Arkani-Hamed's parents are both Iranian physicists from Tabriz. His father, Jafar Arkani-Hamed, was chairman of the physics department at Sharif University of Technology in Tehran, and later taught earth and planetary sciences at McGill University in Montreal. Arkani-Hamed was living in Iran during the revolution and fled shortly after the Iranian revolution and they were forced to flee over the mountains into Turkey.
Arkani-Hamed graduated from the University of Toronto with a Joint Honours degree in Mathematics and Physics in 1993, and went to the University of California, Berkeley for his graduate studies, where he worked under the supervision of Lawrence Hall. The majority of his graduate work was on studies of supersymmetry and flavor physics. His Ph.D. dissertation was entitled "Supersymmetry and hierarchies." He completed his Ph.D. in 1997 and went to SLAC at Stanford University for post-doctoral studies. During this time he worked with Savas Dimopoulos and developed the paradigm of large extra dimensions.
In 1999 he joined the faculty of the University of California, Berkeley physics department. He took a leave of absence from Berkeley to visit Harvard University beginning January 2001. Shortly after arriving at Harvard he worked with Howard Georgi and Andrew Cohen on the idea of emergent extra dimensions, dubbed dimensional deconstruction. These ideas eventually led to the development of little Higgs theories.
He officially joined Harvard's faculty in the fall of 2002. Arkani-Hamed has appeared on various television programs and newspapers talking about space, time and dimensions and the current state of theoretical physics. In 2003 he won the Gribov Medal of the European Physical Society, and in the summer of 2005 while at Harvard he won the 'Phi Beta Kappa' award for teaching excellence.
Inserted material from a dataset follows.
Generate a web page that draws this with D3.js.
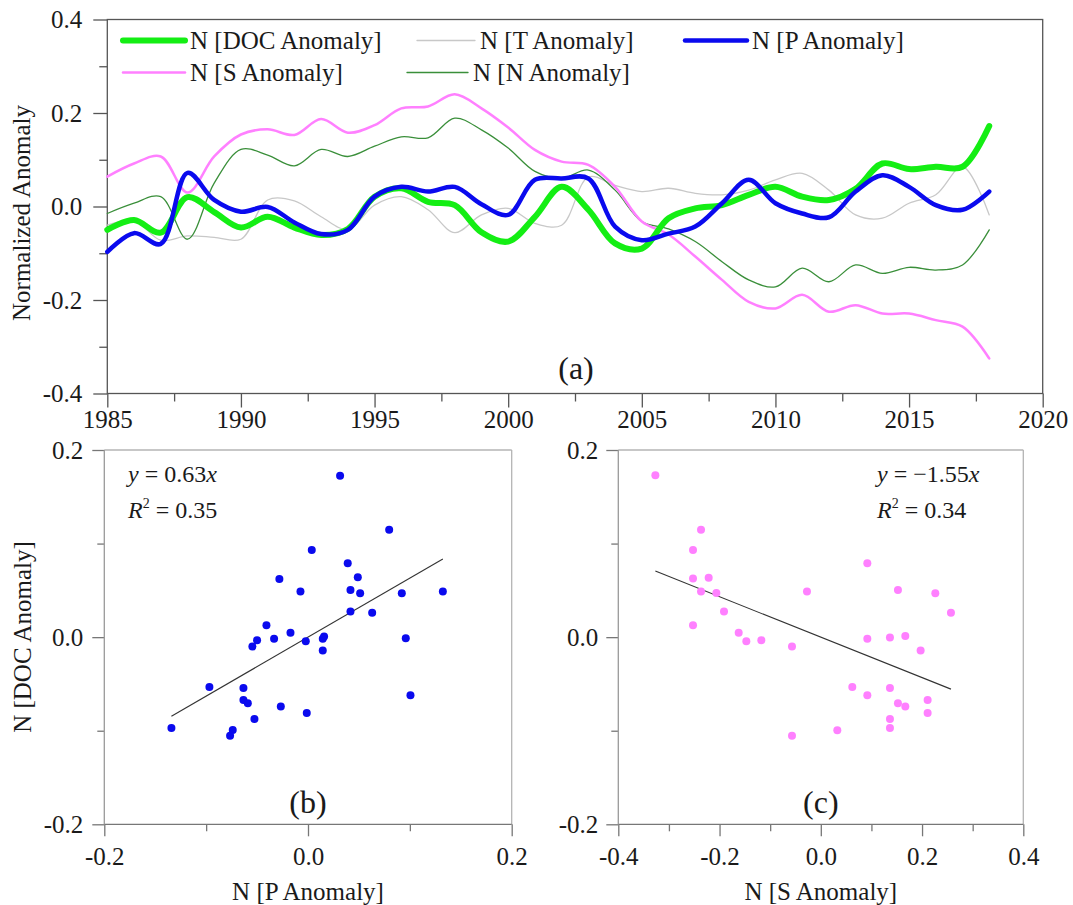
<!DOCTYPE html>
<html>
<head>
<meta charset="utf-8">
<script src="https://cdn.jsdelivr.net/npm/d3@7"></script>
<style>
  body { margin: 0; background: #fff; }
  text { font-family: "Liberation Serif", "Times New Roman", Times, "DejaVu Serif", serif; fill: #1a1a1a; }
</style>
</head>
<body>
<div id="chart"></div>
<script>
// yearly series
const years = [1985, 1986, 1987, 1988, 1989, 1990, 1991, 1992, 1993, 1994, 1995, 1996,
  1997, 1998, 1999, 2000, 2001, 2002, 2003, 2004, 2005, 2006, 2007, 2008, 2009, 2010,
  2011, 2012, 2013, 2014, 2015, 2016, 2017, 2018];

const docAnom = [-0.050, -0.029, -0.056, 0.020, -0.012, -0.045, -0.022, -0.045, -0.061, -0.048,
  0.021, 0.039, 0.010, 0.003, -0.055, -0.075, -0.022, 0.042, -0.007, -0.079, -0.090, -0.025,
  -0.004, 0.003, 0.025, 0.042, 0.021, 0.014, 0.038, 0.092, 0.080, 0.085, 0.085, 0.172];
const tAnom = [-0.040, -0.030, -0.072, -0.063, -0.066, -0.070, 0.014, 0.012, -0.022, -0.049,
  0.003, 0.021, -0.007, -0.056, -0.018, -0.004, -0.036, -0.040, 0.063, 0.045, 0.032, 0.039,
  0.028, 0.025, 0.035, 0.057, 0.071, 0.035, -0.018, -0.025, 0.007, 0.025, 0.085, -0.018];
const pAnom = [-0.097, -0.057, -0.080, 0.072, 0.014, -0.011, -0.001, -0.034, -0.059, -0.050,
  0.021, 0.042, 0.032, 0.042, 0.005, -0.018, 0.057, 0.060, 0.060, -0.043, -0.072, -0.058,
  -0.043, 0.007, 0.057, 0.007, -0.015, -0.023, 0.032, 0.067, 0.042, 0.003, -0.007, 0.032];
const sAnom = [0.064, 0.092, 0.107, 0.030, 0.107, 0.154, 0.165, 0.153, 0.187, 0.158,
  0.174, 0.210, 0.214, 0.240, 0.210, 0.169, 0.121, 0.096, 0.089, 0.042, -0.032, -0.060,
  -0.107, -0.157, -0.204, -0.218, -0.189, -0.225, -0.211, -0.229, -0.229, -0.243, -0.257, -0.325];
const nAnom = [-0.015, 0.007, 0.021, -0.070, 0.050, 0.122, 0.110, 0.087, 0.122, 0.107,
  0.129, 0.149, 0.147, 0.189, 0.164, 0.125, 0.075, 0.060, 0.078, 0.035, -0.032, -0.048,
  -0.075, -0.118, -0.157, -0.172, -0.132, -0.161, -0.125, -0.143, -0.130, -0.136, -0.125, -0.050];

// scatter (b): x = N[P Anomaly], y = N[DOC Anomaly]
const bX = [0.0315, 0.0797, 0.0037, 0.0390, -0.0281, 0.0489, -0.0074, 0.0417, 0.0512, 0.0921,
  0.1324, 0.0417, 0.0630, -0.0408, -0.0172, -0.0333, -0.0500, -0.0546, -0.0022, 0.0158,
  0.0145, 0.0145, 0.0960, -0.0968, -0.0634, -0.0634, -0.0591, -0.0267, 0.1006, -0.0012,
  -0.0526, -0.1341, -0.0739, -0.0765];
const bY = [0.1726, 0.1149, 0.0932, 0.0789, 0.0622, 0.0640, 0.0487, 0.0504, 0.0469, 0.0469,
  0.0487, 0.0273, 0.0262, 0.0127, 0.0048, -0.0016, -0.0033, -0.0101, -0.0044, 0.0006,
  -0.0016, -0.0144, -0.0012, -0.0532, -0.0543, -0.0671, -0.0707, -0.0742, -0.0621, -0.0810,
  -0.0874, -0.0971, -0.0992, -0.1053];

// scatter (c): x = N[S Anomaly], y = N[DOC Anomaly]
const cX = [-0.3268, -0.2366, -0.2524, 0.0919, -0.2524, -0.2215, -0.2366, -0.2063, -0.0273,
  0.1524, 0.2262, -0.1912, 0.2571, -0.2524, -0.1622, -0.1471, -0.1175, -0.0569, 0.0919,
  0.1366, 0.1669, 0.1972, 0.0622, 0.1366, 0.0919, 0.2110, 0.1524, 0.1669, 0.2110, 0.1366,
  0.0326, 0.1366, -0.0569];
const cY = [0.1730, 0.1149, 0.0932, 0.0789, 0.0626, 0.0636, 0.0487, 0.0472, 0.0487, 0.0504,
  0.0469, 0.0273, 0.0262, 0.0127, 0.0048, -0.0044, -0.0033, -0.0101, -0.0016, -0.0005,
  0.0013, -0.0144, -0.0532, -0.0543, -0.0621, -0.0671, -0.0707, -0.0742, -0.0810, -0.0874,
  -0.0995, -0.0971, -0.1053];

const slopeB = 0.63, slopeC = -0.216;
const eqB = ['0.63', '0.35'];
const eqC = ['\u22121.55', '0.34'];

const topXTicks = [1985, 1990, 1995, 2000, 2005, 2010, 2015, 2020];
const topXMinor = [1987.5, 1992.5, 1997.5, 2002.5, 2007.5, 2012.5, 2017.5];
const topYTicks = [-0.4, -0.2, 0.0, 0.2, 0.4];
const topYMinor = [-0.3, -0.1, 0.1, 0.3];
const scYTicks = [-0.2, 0.0, 0.2];
const scYMinor = [-0.1, 0.1];
const bXTicks = [-0.2, 0.0, 0.2];
const bXMinor = [-0.1, 0.1];
const cXTicks = [-0.4, -0.2, 0.0, 0.2, 0.4];
const cXMinor = [-0.3, -0.1, 0.1, 0.3];

const series = [
  {name: 'N [T Anomaly]', values: tAnom, color: '#c8c8c8', width: 1.3},
  {name: 'N [N Anomaly]', values: nAnom, color: '#3a8f3a', width: 1.3},
  {name: 'N [S Anomaly]', values: sAnom, color: '#ff80ff', width: 2.5},
  {name: 'N [DOC Anomaly]', values: docAnom, color: '#14ee14', width: 6},
  {name: 'N [P Anomaly]', values: pAnom, color: '#0a0aee', width: 4.5}
];

const W = 1073, H = 905;
const FONT = '"Liberation Serif", "Times New Roman", Times, "DejaVu Serif", serif';
const svg = d3.select('#chart').append('svg')
  .attr('width', W).attr('height', H)
  .attr('font-family', FONT);

const fmt = d => d.toFixed(1);
const FS = 25;

function styleAxis(g, color) {
  g.attr('font-family', FONT);
  g.select('.domain').remove();
  g.selectAll('line').attr('stroke', color).attr('stroke-width', 1.3);
  g.selectAll('text').style('font-size', FS + 'px')
    .style('font-family', FONT).attr('fill', '#1a1a1a');
}

// ---------- panel (a) ----------
const xa = d3.scaleLinear().domain([1985, 2020]).range([107.3, 1042.7]);
const ya = d3.scaleLinear().domain([-0.4, 0.4]).range([393.5, 19.5]);

svg.append('g').attr('transform', 'translate(0,393.5)')
  .call(d3.axisBottom(xa).tickValues(topXMinor).tickSize(8).tickFormat(''))
  .call(g => styleAxis(g, '#555'));
svg.append('g').attr('transform', 'translate(0,393.5)')
  .call(d3.axisBottom(xa).tickValues(topXTicks).tickSize(14).tickPadding(3).tickFormat(d3.format('d')))
  .call(g => styleAxis(g, '#555'));
svg.append('g').attr('transform', 'translate(107.3,0)')
  .call(d3.axisLeft(ya).tickValues(topYMinor).tickSize(8).tickFormat(''))
  .call(g => styleAxis(g, '#555'));
svg.append('g').attr('transform', 'translate(107.3,0)')
  .call(d3.axisLeft(ya).tickValues(topYTicks).tickSize(14).tickPadding(11).tickFormat(fmt))
  .call(g => styleAxis(g, '#555'));

svg.append('rect')
  .attr('x', xa(1985)).attr('y', ya(0.4))
  .attr('width', xa(2020) - xa(1985)).attr('height', ya(-0.4) - ya(0.4))
  .attr('fill', 'none').attr('stroke', '#555').attr('stroke-width', 1.3);

const line = d3.line()
  .x((d, i) => xa(years[i]))
  .y(d => ya(d))
  .curve(d3.curveCatmullRom.alpha(0.5));

svg.append('g').selectAll('path')
  .data(series)
  .enter()
  .append('path')
    .attr('d', d => line(d.values))
    .attr('fill', 'none')
    .attr('stroke', d => d.color)
    .attr('stroke-width', d => d.width)
    .attr('stroke-linejoin', 'round')
    .attr('stroke-linecap', 'round');

// legend
const byName = n => series.find(s => s.name === n);
const legend = [
  {s: byName('N [DOC Anomaly]'), x0: 123, x1: 185, y: 40.5},
  {s: byName('N [T Anomaly]'), x0: 417, x1: 475, y: 40.5},
  {s: byName('N [P Anomaly]'), x0: 685, x1: 747, y: 40.5},
  {s: byName('N [S Anomaly]'), x0: 123, x1: 185, y: 72.5},
  {s: byName('N [N Anomaly]'), x0: 407, x1: 468, y: 72.5}
];
const lg = svg.append('g');
legend.forEach(e => {
  lg.append('line')
    .attr('x1', e.x0).attr('x2', e.x1).attr('y1', e.y).attr('y2', e.y)
    .attr('stroke', e.s.color).attr('stroke-width', e.s.width)
    .attr('stroke-linecap', 'round');
  lg.append('text')
    .attr('x', e.x1 + 5).attr('y', e.y + 8.5)
    .style('font-size', FS + 'px')
    .text(e.s.name);
});

svg.append('text')
  .attr('transform', 'translate(30,213) rotate(-90)')
  .attr('text-anchor', 'middle')
  .style('font-size', FS + 'px')
  .text('Normalized Anomaly');

svg.append('text')
  .attr('x', 576).attr('y', 379)
  .attr('text-anchor', 'middle')
  .style('font-size', '32px')
  .text('(a)');

// ---------- scatter panels ----------
function scatter(opts) {
  const x = d3.scaleLinear().domain(opts.xDomain).range(opts.xRange);
  const y = d3.scaleLinear().domain([-0.2, 0.2]).range([824.3, 450]);
  const g = svg.append('g');

  // light frame on top/right
  g.append('line').attr('x1', x.range()[0]).attr('x2', x.range()[1])
    .attr('y1', y(0.2)).attr('y2', y(0.2)).attr('stroke', '#b4b4b4').attr('stroke-width', 1.3);
  g.append('line').attr('x1', x.range()[1]).attr('x2', x.range()[1])
    .attr('y1', y(0.2)).attr('y2', y(-0.2)).attr('stroke', '#b4b4b4').attr('stroke-width', 1.3);

  g.append('g').attr('transform', 'translate(0,' + y(-0.2) + ')')
    .call(d3.axisBottom(x).tickValues(opts.xMinor).tickSize(7).tickFormat(''))
    .call(a => styleAxis(a, '#777'));
  g.append('g').attr('transform', 'translate(0,' + y(-0.2) + ')')
    .call(d3.axisBottom(x).tickValues(opts.xTicks).tickSize(12).tickPadding(11).tickFormat(fmt))
    .call(a => styleAxis(a, '#777'));
  g.append('g').attr('transform', 'translate(' + x.range()[0] + ',0)')
    .call(d3.axisLeft(y).tickValues(scYMinor).tickSize(7).tickFormat(''))
    .call(a => styleAxis(a, '#777'));
  g.append('g').attr('transform', 'translate(' + x.range()[0] + ',0)')
    .call(d3.axisLeft(y).tickValues(scYTicks).tickSize(12).tickPadding(opts.yPad).tickFormat(fmt))
    .call(a => styleAxis(a, '#777'));
  g.append('line').attr('x1', x.range()[0]).attr('x2', x.range()[1])
    .attr('y1', y(-0.2)).attr('y2', y(-0.2)).attr('stroke', '#777').attr('stroke-width', 1.3);
  g.append('line').attr('x1', x.range()[0]).attr('x2', x.range()[0])
    .attr('y1', y(0.2)).attr('y2', y(-0.2)).attr('stroke', '#999').attr('stroke-width', 1.3);

  // fit line across the data range
  const ext = d3.extent(opts.xs);
  g.append('line')
    .attr('x1', x(ext[0])).attr('y1', y(opts.slope * ext[0]))
    .attr('x2', x(ext[1])).attr('y2', y(opts.slope * ext[1]))
    .attr('stroke', '#333').attr('stroke-width', 1.1);

  g.append('g').selectAll('circle')
    .data(opts.xs.map((v, i) => [v, opts.ys[i]]))
    .enter()
    .append('circle')
      .attr('cx', d => x(d[0]))
      .attr('cy', d => y(d[1]))
      .attr('r', 4)
      .style('fill', opts.color);

  const eq = g.append('text').attr('x', opts.eqX).attr('y', 482).style('font-size', '24px');
  eq.append('tspan').style('font-style', 'italic').text('y');
  eq.append('tspan').text(' = ' + opts.eq[0]);
  eq.append('tspan').style('font-style', 'italic').text('x');
  const r2 = g.append('text').attr('x', opts.eqX).attr('y', 518).style('font-size', '24px');
  r2.append('tspan').style('font-style', 'italic').text('R');
  r2.append('tspan').attr('dy', -10).style('font-size', '14px').text('2');
  r2.append('tspan').attr('dy', 10).text(' = ' + opts.eq[1]);

  g.append('text')
    .attr('x', x(0)).attr('y', 813)
    .attr('text-anchor', 'middle')
    .style('font-size', '32px')
    .text(opts.label);
  g.append('text')
    .attr('x', x(0)).attr('y', 900)
    .attr('text-anchor', 'middle')
    .style('font-size', FS + 'px')
    .text(opts.xTitle);
}

scatter({xDomain: [-0.2, 0.2], xRange: [104.3, 511.7], xTicks: bXTicks, xMinor: bXMinor,
  xs: bX, ys: bY, slope: slopeB, color: '#0a0aee', eq: eqB, eqX: 128,
  label: '(b)', xTitle: 'N [P Anomaly]', yPad: 9});
scatter({xDomain: [-0.4, 0.4], xRange: [618.3, 1023.3], xTicks: cXTicks, xMinor: cXMinor,
  xs: cX, ys: cY, slope: slopeC, color: '#ff80ff', eq: eqC, eqX: 877,
  label: '(c)', xTitle: 'N [S Anomaly]', yPad: 8});

svg.append('text')
  .attr('transform', 'translate(31,637) rotate(-90)')
  .attr('text-anchor', 'middle')
  .style('font-size', FS + 'px')
  .text('N [DOC Anomaly]');
</script>
</body>
</html>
Arkani-Hamed participated in the Stock Exchange of Visions project in 2007.
In 2008 Arkani-Hamed won the Raymond and Beverly Sackler Prize given at Tel Aviv University to young scientists who have made outstanding and fundamental contributions in Physical Science.
He was elected a Fellow of the American Academy of Arts and Sciences in 2009.[4] In 2010 Arkani-Hamed gave the Messenger lectures at Cornell University.